Он заиграл. Мария вспоминала потом лицо незнакомца, когда первая клавиша прозвучала под его рукой. Необыкновенная бледность покрыла его лоб, а в потемневших глазах качался язычок свечи.
Клавесин пел полным голосом впервые за многие годы. Он наполнял своими звуками не только сторожку, но и весь сад. Старый пес вылез из будки, сидел, склонив голову набок, и, насторожившись, тихонько помахивал хвостом. Начал идти мокрый снег, но пес только потряхивал ушами.
— Я вижу, сударь! — сказал старик и приподнялся на кровати. — Я вижу день, когда я встретился с Мартой и она от смущения разбила кувшин с молоком. Это было зимой, в горах. Небо стояло прозрачное, как синее стекло, и Марта смеялась. Смеялась, — повторил он, прислушиваясь к звучанию струн.
Незнакомец играл, глядя в черное окно.
— А теперь, — спросил он, — вы видите что-нибудь?
Старик молчал, прислушиваясь.
— Неужели вы не видите, — быстро сказал незнакомец, не переставая играть, — что ночь из черной сделалась синей, а потом голубой, и теплый свет уже падает откуда-то сверху, и на старых ветках ваших деревьев распускаются белые цветы. По-моему, это цветы яблони, хотя отсюда, из комнаты, они похожи на большие тюльпаны. Вы видите: первый луч упал на каменную ограду, нагрел ее, и от нее подымается пар. Это, должно быть, высыхает мох, наполненный растаявшим снегом. А небо делается все выше, все синей, все великолепнее, и стаи птиц уже летят на север над нашей старой Веной.

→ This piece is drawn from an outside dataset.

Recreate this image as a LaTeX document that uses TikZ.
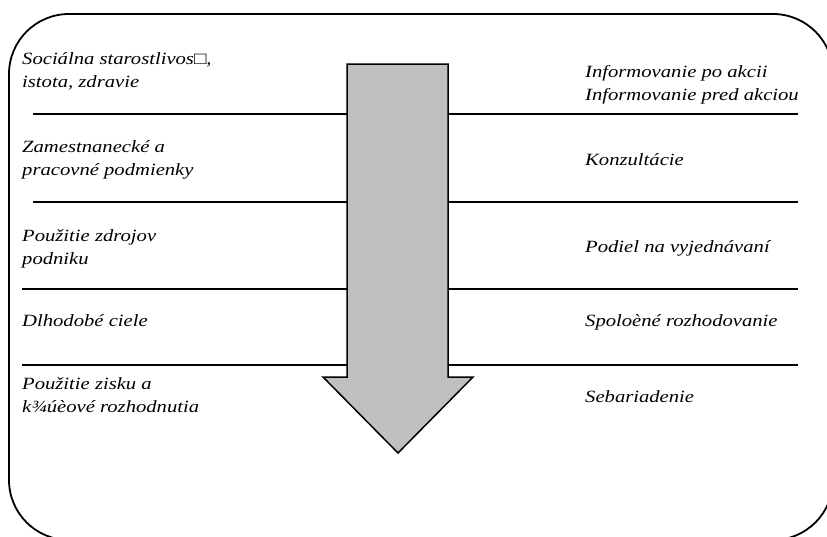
\documentclass[tikz,border=0pt]{standalone}
\usepackage{fontspec}
\setmainfont[FakeStretch=1.2]{Liberation Serif}
\usepackage{tikz}

\begin{document}
\begin{tikzpicture}[x=1pt,y=-1pt,
  txt/.style={anchor=base west, inner sep=0pt, align=left,
    font=\fontsize{17.2}{23}\selectfont\itshape}]

\useasboundingbox (0,0) rectangle (827,536);

% Draw Frame

\draw[line width=1.8pt, rounded corners=60pt] (9,14) rectangle (833,540);

% Draw Dividers (left part)

\draw[line width=1.8pt] (33,114) -- (347,114);

\draw[line width=1.8pt] (33,202) -- (347,202);

\draw[line width=1.8pt] (22,289) -- (347,289);

\draw[line width=1.8pt] (22,365) -- (347,365);

% Draw Dividers (right part)

\draw[line width=1.8pt] (448,114) -- (798,114);

\draw[line width=1.8pt] (448,202) -- (798,202);

\draw[line width=1.8pt] (448,289) -- (798,289);

\draw[line width=1.8pt] (448,365) -- (798,365);

% Draw Arrow

\filldraw[fill={rgb,255:red,192;green,192;blue,192}, line width=1.5pt, line join=miter]
(347,64) -- (448,64) -- (448,377) -- (473,377) -- (398,453)
-- (323,377) -- (347,377) -- cycle;

% Draw Labels on Left Side (base = last line)

\node[txt] (care) at (22,87) {Sociálna starostlivos□,\\istota, zdravie};

\node[txt] (work) at (22,175) {Zamestnanecké a\\pracovné podmienky};

\node[txt] (res) at (22,264) {Použitie zdrojov\\podniku};

\node[txt] (goals) at (22,326) {Dlhodobé ciele};

\node[txt] (profit) at (22,412) {Použitie zisku a\\k¾úèové rozhodnutia};

% Draw Labels on Right Side

\node[txt] (info) at (585,100) {Informovanie po akcii\\Informovanie pred akciou};

\node[txt] (consult) at (585,165) {Konzultácie};

\node[txt] (share) at (585,252) {Podiel na vyjednávaní};

\node[txt] (joint) at (585,326) {Spoloèné rozhodovanie};

\node[txt] (self) at (585,402) {Sebariadenie};

\end{tikzpicture}
\end{document}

— Я вижу все это! — крикнул старик.
Тихо проскрипела педаль, и клавесин запел торжественно, как будто пел не он, а сотни ликующих голосов.
— Нет, сударь, — сказала Мария незнакомцу, — эти цветы совсем не похожи на тюльпаны. Это яблони распустились за одну только ночь.
— Да, — ответил незнакомец, — это яблони, но у них очень крупные лепестки.
— Открой окно, Мария, — попросил старик.
Мария открыла окно. Холодный воздух ворвался в комнату. Незнакомец играл очень тихо и медленно.
Старик упал на подушки, жадно дышал и шарил по одеялу руками. Мария бросилась к нему. Незнакомец перестал играть. Он сидел у клавесина, не двигаясь, как будто заколдованный собственной музыкой.
Мария вскрикнула. Незнакомец встал и подошел к кровати. Старик сказал, задыхаясь:
— Я видел все так ясно, как много лет назад. Но я не хотел бы умереть и не узнать… Ваше имя.
— Меня зовут Вольфганг Амадей Моцарт, — ответил незнакомец.
Мария отступила от кровати и низко, почти касаясь коленом пола, склонилась перед великим музыкантом.
Когда она выпрямилась, старик был уже мертв. Заря разгоралась за окнами, и в ее свете стоял сад, засыпанный цветами мокрого снега».
И воцарилась тишина, в зале были истинные слушатели. И всё непредвиденное этого концерта произошло с маленькими слушателями, которые выбегали на сцену с цветами и не знали, кому же из оркестрантов их подарить.
В чём сила классики, спросите вы меня? Наверное, в том, что погружаясь в её глубину, в тот самый миг люди становятся по-настоящему свободными и равными.